A key element that makes this endeavor so brave and empathetic is that LaBeouf plays his own father, who in other hands may not have been rendered in such a complex and nuanced light. His father is a Vietnam veteran, a registered sex offender and drug addict who also played manager to his son's acting career. In the film his name is James Lort. He's got a receding hairline, John Lennon glasses and is emotionally and physically abusive to his kid, who he also clearly loves and cares about.

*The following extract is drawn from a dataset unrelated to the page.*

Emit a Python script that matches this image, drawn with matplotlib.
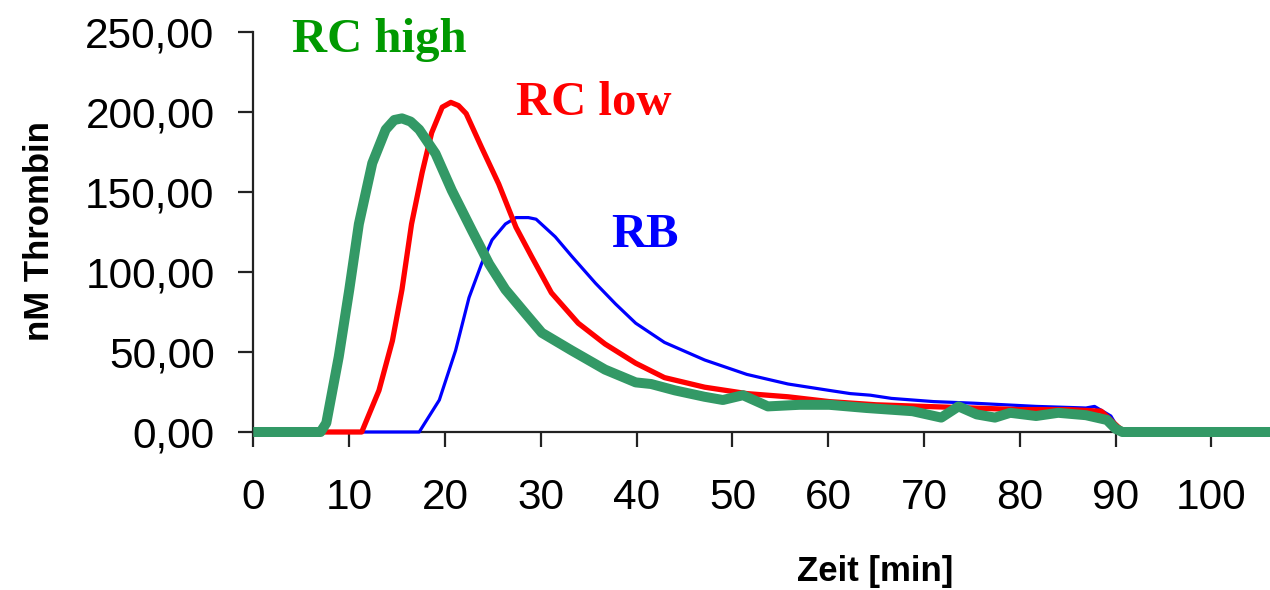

He uses a motorcycle to transport his 10-year-old son Otis (played with a stunning worldliness by Noah Jupe) to and from the television show he's starring on (a stand-in for Disney's "Even Stevens" which LaBeouf started acting in when he was around 10).
A motorcycle is obviously a terribly precarious way to transport a young kid (and, cynically, your only source of income) on the treacherous freeways of Los Angeles, and yet these scenes are some of the most beautiful in the film: The dangerous ride is a moment of silence and peace in this turbulent relationship where the son gets to just cling to his father, who he trusts despite everything, and enjoy the thrill of the ride. It's the whole movie in miniature.
This is a father who gives his son cigarettes as a treat, but also demands adherence to child labor laws even when no one in a production will. The bad outweighs the good here, but perhaps thanks to LaBeouf's performance, or the writing, you can't help but grasp at any string of hope dangled — like any abusive relationship, really.
Most importantly, he's not the parent Otis needs. When Otis asks for affection or guidance, he's met with hostility or mocking. When he tries to stand up for himself, it's even worse. Their rollercoaster existence goes into explaining why, when Otis is in his 20s (portrayed by Lucas Hedges) and in rebab, this young man who has never been to war is told that he has PTSD.
The later years, in rehab, are not quite as effective or heartrending as the flashbacks, save for a rollicking opening montage showing Otis' on and off-screen debauchery. But it does all come together nicely in its closing.
"Honey Boy," an Amazon Studios release, is rated R by the Motion Picture Association of America for "pervasive language, some sexual material and drug use." Running time: 93 minutes. Three and a half stars out of four.
MPAA Definition of R: Restricted. Under 17 requires accompanying parent or adult guardian.